Reliability and servicing
It’s difficult to comment on reliability given the shortage of history on this model, but BMW as a brand often comes around mid-table for reliability in owner surveys. A three year, unlimited mileage warranty is standard and can be extended.
Variable – condition based
Variable – condition based
Predictably, the BMW M5 is priced to put the big BMW toe-to-toe with the Mercedes-AMG E63 S. That makes it officially not cheap, at nearly lb90k, and you can get the standard E63 (which is barely any slower) for some lb10k less. Even so, the BMW is competitively priced, especially considering how well equipped it is. If you want to spread the costs, BMW will give you the M5 on PCP finance for some lb1500 per month, after a lb10,000 deposit on a three year contract.

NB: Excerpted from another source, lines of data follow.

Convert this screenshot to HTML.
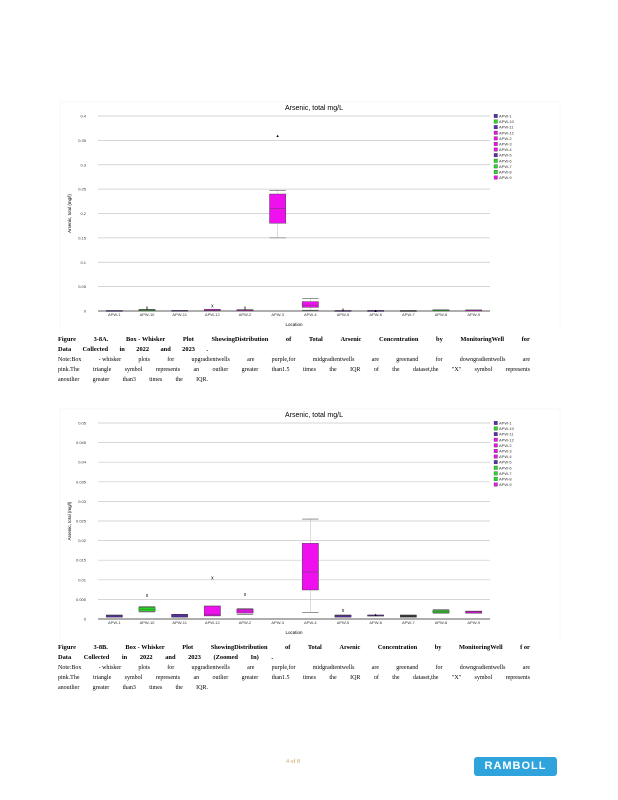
<!DOCTYPE html>
<html><head><meta charset="utf-8">
<style>
body{margin:0;width:618px;height:800px;background:#fff;position:relative;overflow:hidden;font-family:"Liberation Serif",serif;}
.cap{position:absolute;left:58px;width:472px;font-size:6px;line-height:10px;}
.ln{display:flex;justify-content:space-between;white-space:nowrap;}
.b{font-weight:bold;font-size:6.4px;}
svg text{font-family:"Liberation Sans",sans-serif;}
</style></head><body>
<svg id="c1" width="618" height="330" style="position:absolute;left:0;top:0"></svg>
<svg id="c2" width="618" height="240" style="position:absolute;left:0;top:400px"></svg>
<div class="cap" style="top:335px">
<div class="ln b"><span>Figure</span><span>3-8A.</span><span>Box - Whisker</span><span>Plot</span><span>ShowingDistribution</span><span>of</span><span>Total</span><span>Arsenic</span><span>Concentration</span><span>by</span><span>MonitoringWell</span><span>for</span></div>
<div class="ln b" style="width:150px"><span>Data</span><span>Collected</span><span>in</span><span>2022</span><span>and</span><span>2023</span><span>.</span></div>
<div class="ln"><span>Note:Box</span><span>- whisker</span><span>plots</span><span>for</span><span>upgradientwells</span><span>are</span><span>purple,for</span><span>midgradientwells</span><span>are</span><span>greenand</span><span>for</span><span>downgradientwells</span><span>are</span></div>
<div class="ln"><span>pink.The</span><span>triangle</span><span>symbol</span><span>represents</span><span>an</span><span>outlier</span><span>greater</span><span>than1.5</span><span>times</span><span>the</span><span>IQR</span><span>of</span><span>the</span><span>dataset,the</span><span>"X"</span><span>symbol</span><span>represents</span></div>
<div class="ln" style="width:150px"><span>anoutlier</span><span>greater</span><span>than3</span><span>times</span><span>the</span><span>IQR.</span></div>
</div>
<div class="cap" style="top:643px">
<div class="ln b"><span>Figure</span><span>3-8B.</span><span>Box - Whisker</span><span>Plot</span><span>ShowingDistribution</span><span>of</span><span>Total</span><span>Arsenic</span><span>Concentration</span><span>by</span><span>MonitoringWell</span><span>f or</span></div>
<div class="ln b" style="width:215px"><span>Data</span><span>Collected</span><span>in</span><span>2022</span><span>and</span><span>2023</span><span>(Zoomed</span><span>In)</span><span>.</span></div>
<div class="ln"><span>Note:Box</span><span>- whisker</span><span>plots</span><span>for</span><span>upgradientwells</span><span>are</span><span>purple,for</span><span>midgradientwells</span><span>are</span><span>greenand</span><span>for</span><span>downgradientwells</span><span>are</span></div>
<div class="ln"><span>pink.The</span><span>triangle</span><span>symbol</span><span>represents</span><span>an</span><span>outlier</span><span>greater</span><span>than1.5</span><span>times</span><span>the</span><span>IQR</span><span>of</span><span>the</span><span>dataset,the</span><span>"X"</span><span>symbol</span><span>represents</span></div>
<div class="ln" style="width:150px"><span>anoutlier</span><span>greater</span><span>than3</span><span>times</span><span>the</span><span>IQR.</span></div>
</div>
<div style="position:absolute;left:286px;top:759px;font-size:6px;color:#c8a060">4 of 8</div>
<div style="position:absolute;left:474px;top:757px;width:83px;height:19px;background:#2fa3dc;border-radius:3px;color:#fff;font:bold 11px 'Liberation Sans',sans-serif;letter-spacing:1px;text-align:center;line-height:19px">RAMBOLL</div>
<script>
const categories=["APW-1","APW-10","APW-11","APW-12","APW-2","APW-3","APW-4","APW-5","APW-6","APW-7","APW-8","APW-9"];
const boxColors=["#5b2bb0","#22dd22","#5b2bb0","#ee11ee","#ee11ee","#ee11ee","#ee11ee","#5b2bb0","#5b2bb0","#333333","#22dd22","#ee11ee"];
const legendColors=["#5b2bb0","#22dd22","#5b2bb0","#ee11ee","#ee11ee","#ee11ee","#ee11ee","#5b2bb0","#22dd22","#22dd22","#22dd22","#ee11ee"];
const q1s=[0.0005,0.002,0.0005,0.0008,0.0015,0.18,0.0074,0.0005,0.0008,0.0005,0.0016,0.0015];
const medians=[0.0008,0.0025,0.0008,0.0012,0.002,0.21,0.012,0.0008,0.001,0.0008,0.0019,0.0018];
const q3s=[0.001,0.003,0.0012,0.0033,0.0025,0.24,0.0193,0.001,0.001,0.001,0.0022,0.002];
const whiskLo=[0.0005,0.0018,0.0005,0.0008,0.0012,0.15,0.0017,0.0005,0.0008,0.0005,0.0014,0.0015];
const whiskHi=[0.001,0.0032,0.0012,0.0033,0.0027,0.247,0.0255,0.001,0.001,0.001,0.0024,0.002];
const outlierX=[null,0.006,null,0.0105,0.0063,null,null,0.0022,null,null,null,null];
const outlierTri=[null,null,null,null,null,0.36,null,null,0.0012,null,null,null];
const ticks1=[0,0.05,0.1,0.15,0.2,0.25,0.3,0.35,0.4];
const ticks2=[0,0.005,0.01,0.015,0.02,0.025,0.03,0.035,0.04,0.045,0.05];
const NS="http://www.w3.org/2000/svg";
function mk(p,t,a){const e=document.createElementNS(NS,t);for(const k in a)e.setAttribute(k,a[k]);p.appendChild(e);return e;}
function draw(id,ticks,ymax,yTop,yBot,hideAPW3){
 const s=document.getElementById(id);
 const x0=98,x1=490,bw=(x1-x0)/categories.length;
 const y=v=>yBot-(v/ymax)*(yBot-yTop);
 mk(s,'rect',{x:60,y:yTop-14,width:500,height:yBot-yTop+40,fill:'none',stroke:'#f0f0f0','stroke-width':0.5});
 let t=mk(s,'text',{x:(x0+x1)/2+20,y:yTop-6,'font-size':7,'text-anchor':'middle'});t.textContent='Arsenic, total mg/L';
 
 ticks.forEach(v=>{const g=mk(s,'line',{x1:x0,x2:x1,y1:y(v),y2:y(v),stroke:'#c8c8c8','stroke-width':0.7});
  
  const l=mk(s,'text',{x:x0-12,y:y(v)+1.5,'font-size':4,'text-anchor':'end',fill:'#333'});l.textContent=String(v);
  });
 mk(s,'line',{x1:x0,x2:x1,y1:yBot,y2:yBot,stroke:'#333','stroke-width':0.7});
 const yl=mk(s,'text',{transform:`translate(71,${(yTop+yBot)/2}) rotate(-90)`,'font-size':4.5,'text-anchor':'middle'});yl.textContent='Arsenic, total (mg/l)';
 
 const xl=mk(s,'text',{x:(x0+x1)/2,y:yBot+15,'font-size':4.5,'text-anchor':'middle'});xl.textContent='Location';
 
 categories.forEach((c,i)=>{
  const cx=x0+bw*(i+0.5);
  const l=mk(s,'text',{x:cx,y:yBot+5,'font-size':4,'text-anchor':'middle',fill:'#333'});l.textContent=c;
  
  const show=!(hideAPW3&&c==='APW-3')&&q3s[i]<=ymax;
  if(show){
   const w=bw*0.5;
   mk(s,'line',{x1:cx,x2:cx,y1:y(whiskLo[i]),y2:y(whiskHi[i]),stroke:'#bbb','stroke-width':0.5});
   mk(s,'line',{x1:cx-w/2,x2:cx+w/2,y1:y(whiskHi[i]),y2:y(whiskHi[i]),stroke:'#555','stroke-width':0.6});
   mk(s,'line',{x1:cx-w/2,x2:cx+w/2,y1:y(whiskLo[i]),y2:y(whiskLo[i]),stroke:'#555','stroke-width':0.6});
   const h=Math.max(y(q1s[i])-y(q3s[i]),1);
   const b=mk(s,'rect',{x:cx-w/2,y:y(q3s[i]),width:w,height:h,fill:boxColors[i],stroke:'#333','stroke-width':0.4});
   
   mk(s,'line',{x1:cx-w/2,x2:cx+w/2,y1:y(medians[i]),y2:y(medians[i]),stroke:'#444','stroke-width':0.4});
  }
  if(outlierX[i]!==null&&outlierX[i]<=ymax){const o=mk(s,'text',{x:cx,y:y(outlierX[i])+1.5,'font-size':5,'text-anchor':'middle'});o.textContent='x';
   }
  if(outlierTri[i]!==null&&outlierTri[i]<=ymax){const o=mk(s,'text',{x:cx,y:y(outlierTri[i])+1.5,'font-size':4,'text-anchor':'middle'});o.textContent='▲';
   }
 });
 categories.forEach((c,i)=>{
  const ly=yTop+i*5.6;
  mk(s,'rect',{x:494,y:ly-1.8,width:3.5,height:3.5,fill:legendColors[i],stroke:'#333','stroke-width':0.3});
  const l=mk(s,'text',{x:499,y:ly+1.5,'font-size':4,fill:'#333'});l.textContent=c;
  
 });
}
draw('c1',ticks1,0.4,116,311,false);
draw('c2',ticks2,0.05,23,219,true);
</script>
</body></html>
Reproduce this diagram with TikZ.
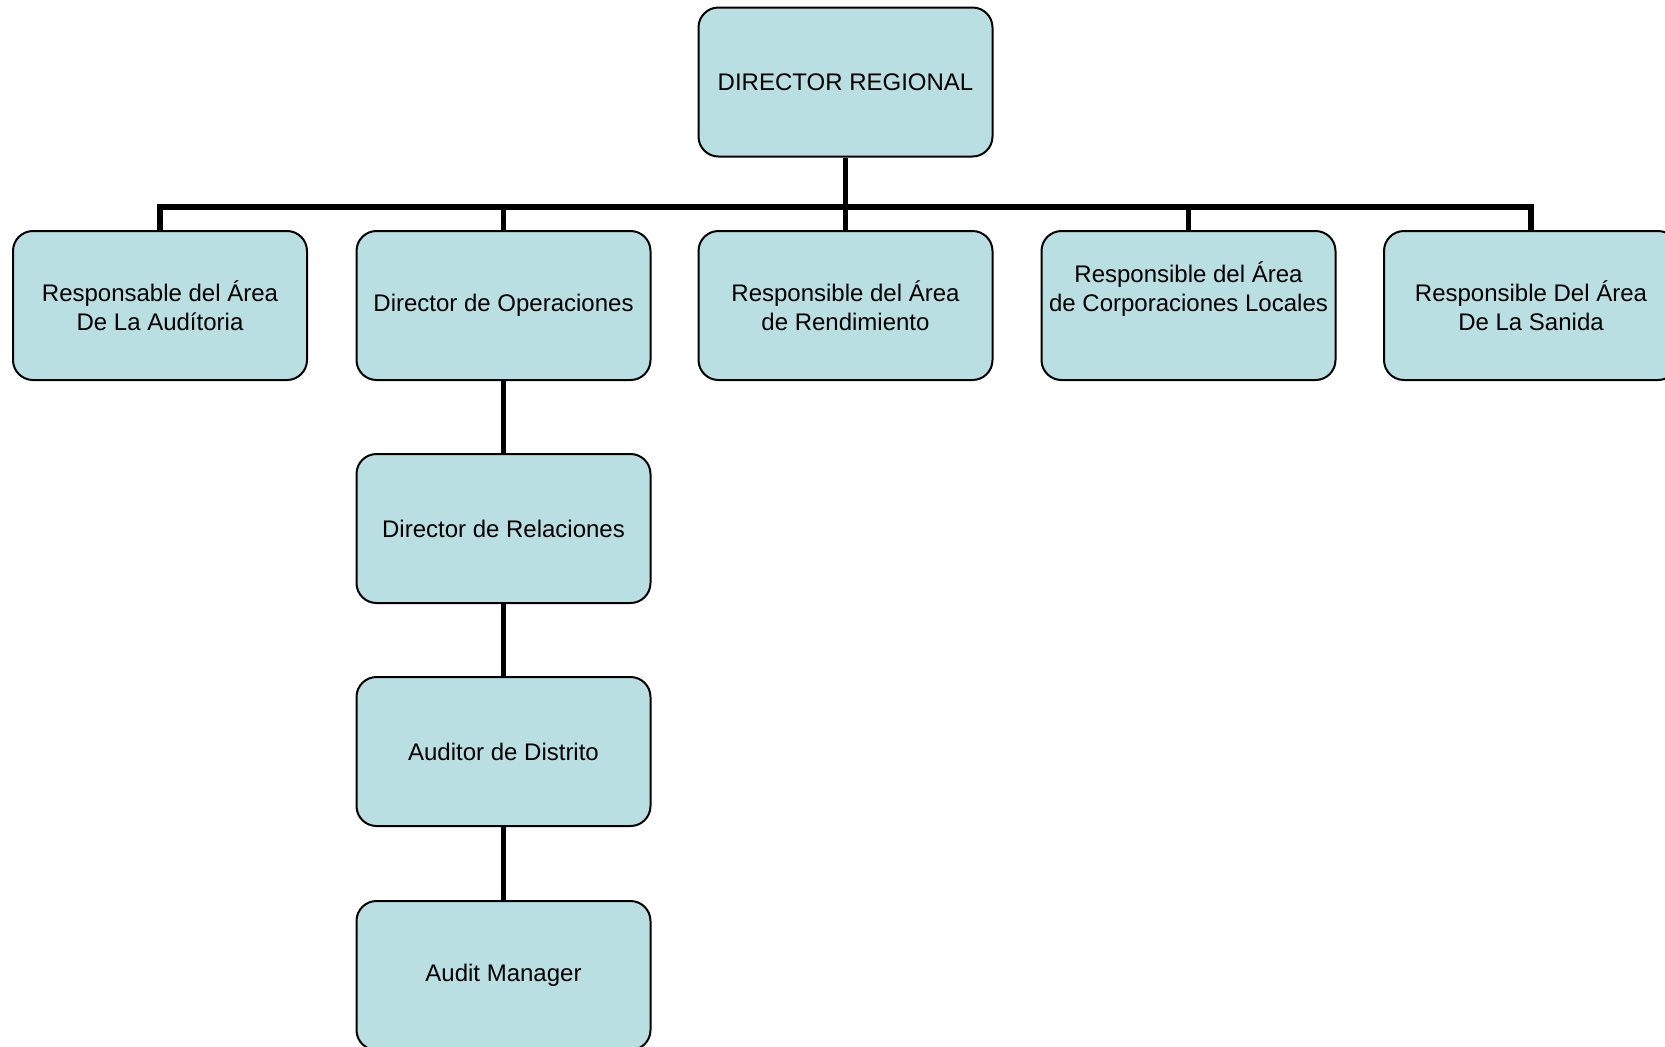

However you look at the costs of this car, it’s expensive. But then again, it’s also usefully cheaper than a Porsche Panamera Turbo, which is closer to the BMW M5 for balance of refinement and pace than the noisier and firmer Mercedes E63 S.
Tech Junkie
Add the night vision camera, premium package, online entertainment and TV function.
Car Enthusiast
You’re in the right place however you spec it. Save the cash on the carbon ceramics, but buy a decent, slimmer steering wheel.
Luxury Seeker
Go for the comfort pack, massaging seats and the Bowers and Wilkins audio system. You can even add wood trim, if you want to.
Mercedes-AMG E63 S
More theatrical, and more fun at normal road speeds, but firmer and not as refined.
Alpina B5
We’re yet to drive the B5, so check back again soon.
Maserati Quattroporte GTS
Old-school Italian style and drama, with rear-wheel drive and a stunning V8 soundtrack. Ruinously expensive and doesn’t handle as well.
Porsche Panamera Turbo
Up there with the BMW for balance of pace and comfort, but quite a lot more expensive.
Lexus GS F
Naturally aspirated V8, with a wonderful muscle car character and noise. Heavy and nowhere near as poised as the M5, and with a terrible infotainment system, but still lovable.